The Heritage Lottery Fund visit the South West Peak

As a Landscape Partnership project develops it is commonplace for the Heritage Lottery Fund (HLF) to pay a visit and on Wednesday 22nd January a small team from HLF came to the South West Peak. The purpose of their visit was to find out more about the area, the people involved in the project and the issues driving the Landscape Partnership, whilst offering advice on how best to progress the project.

They were given a short briefing and overview of the project by team members before embarking on a whistle stop tour of the Roaches and Rockhall Cottage. The plan was to walk onto the Roaches ridge to get a flavour of the SWP landscape. Unfortunately, the weather closed in which prevented the group reaching the ridge to gain the views but the mist did add to an atmospheric visit.

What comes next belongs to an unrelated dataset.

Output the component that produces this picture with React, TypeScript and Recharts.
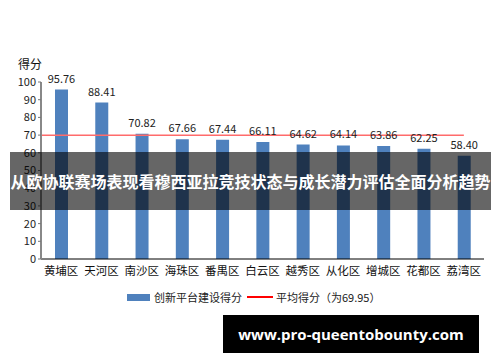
import React from 'react';
import { BarChart, Bar, XAxis, YAxis, ReferenceLine, LabelList } from 'recharts';

const districts = ['黄埔区', '天河区', '南沙区', '海珠区', '番禺区', '白云区', '越秀区', '从化区', '增城区', '花都区', '荔湾区'];
const scores = [95.76, 88.41, 70.82, 67.66, 67.44, 66.11, 64.62, 64.14, 63.86, 62.25, 58.4];
const average = 69.95;
const yTicks = [0, 10, 20, 30, 40, 50, 60, 70, 80, 90, 100];

const font = '"Noto Sans CJK SC", "Noto Sans", sans-serif';
const W = 500;
const H = 362;
const plotLeft = 41;
const plotRight = 16;

export default function App() {
  const data = districts.map((name, i) => ({ name, score: scores[i] }));
  const halfBand = (W - plotLeft - plotRight) / districts.length / 2;

  return (
    <div style={{ position: 'absolute', top: 0, left: 0, width: W, height: H, background: '#fff', fontFamily: font, overflow: 'hidden' }}>
      <BarChart width={W} height={H} data={data} margin={{ top: 82, right: plotRight, left: 0, bottom: 73 }}>
        <XAxis
          dataKey="name"
          tickLine={false}
          axisLine={{ stroke: '#000', strokeWidth: 1 }}
          tick={{ fontSize: 11.5, fill: '#111', fontFamily: font }}
          interval={0}
        />
        <YAxis
          width={plotLeft}
          domain={[0, 100]}
          ticks={yTicks}
          interval={0}
          tickSize={3}
          tickLine={{ stroke: '#777' }}
          axisLine={{ stroke: '#888', strokeWidth: 2 }}
          tick={{ fontSize: 11, fill: '#222', fontFamily: font }}
        />
        <ReferenceLine
          y={average}
          stroke="#ff6b6b"
          strokeWidth={1.5}
          shape={(p: any) => (
            <line x1={p.x1} y1={p.y1} x2={p.x2 - halfBand} y2={p.y2} stroke="#ff6b6b" strokeWidth={1.5} />
          )}
        />
        <Bar dataKey="score" fill="#4f81bd" barSize={13} isAnimationActive={false}>
          <LabelList
            dataKey="score"
            position="top"
            offset={7}
            formatter={(v: any) => Number(v).toFixed(2)}
            style={{ fontSize: 11, fill: '#222', fontFamily: font }}
          />
        </Bar>
        <text x={18} y={69} fontSize={12} fill="#111" fontFamily={font}>得分</text>
      </BarChart>

      {/* legend */}
      <div style={{ position: 'absolute', top: 289, left: 127, display: 'flex', alignItems: 'center', fontSize: 11, color: '#222', whiteSpace: 'nowrap' }}>
        <span style={{ display: 'inline-block', width: 23, height: 7, background: '#4f81bd', marginRight: 4 }} />
        <span>创新平台建设得分</span>
        <span style={{ display: 'inline-block', width: 26, height: 1.5, background: '#ff0000', margin: '0 3px 0 5px' }} />
        <span>平均得分（为69.95）</span>
      </div>

      {/* overlay banner */}
      <div style={{ position: 'absolute', top: 152, left: 10, width: 481, height: 58, background: 'rgba(0,0,0,0.6)', color: '#fff', fontWeight: 700, fontSize: 16, display: 'flex', alignItems: 'center', justifyContent: 'center', whiteSpace: 'nowrap' }}>
        从欧协联赛场表现看穆西亚拉竞技状态与成长潜力评估全面分析趋势
      </div>

      {/* watermark */}
      <div style={{ position: 'absolute', top: 315, left: 223, width: 256, height: 38, background: '#000', color: '#fff', fontWeight: 700, fontSize: 15, fontFamily: '"Open Sans", sans-serif', display: 'flex', alignItems: 'center', justifyContent: 'center' }}>
        www.pro-queentobounty.com
      </div>
    </div>
  );
}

The walk was led by Peak District National Park Authority Area Ranger Andy McGraw, who was assisted by local farmer and South West Peak author Sheila Hine, local historians and writers Eric Wood and Margaret Black and a team of people representing the key partners involved in the project.

A number of issues were discussed on the shortened route to local landmark the Princess of Teck’s chair, where the group were able to get a view of the Leekfrith valley. These included partnership working, pressures and threats to the farming community, threats to the cultural heritage, historic landscape and wildlife of the South West Peak, and visitors to the area. On arrival at Rockhall Cottage the group were met by volunteers from the Staffordshire Wildlife Trust who treated everyone to tea and a superb selection of home baked cakes.

The visit concluded following the short drive back to Marsh Farm where the group undertook a feedback session. The Partnership was advised to think carefully about prioritisation of issues considering the size of the project area and the multitude of issues faced. Although the Partnership will be requesting around £2,000,000 in funding this is not a great deal of money when spread out across a large landscape such as the South West Peak.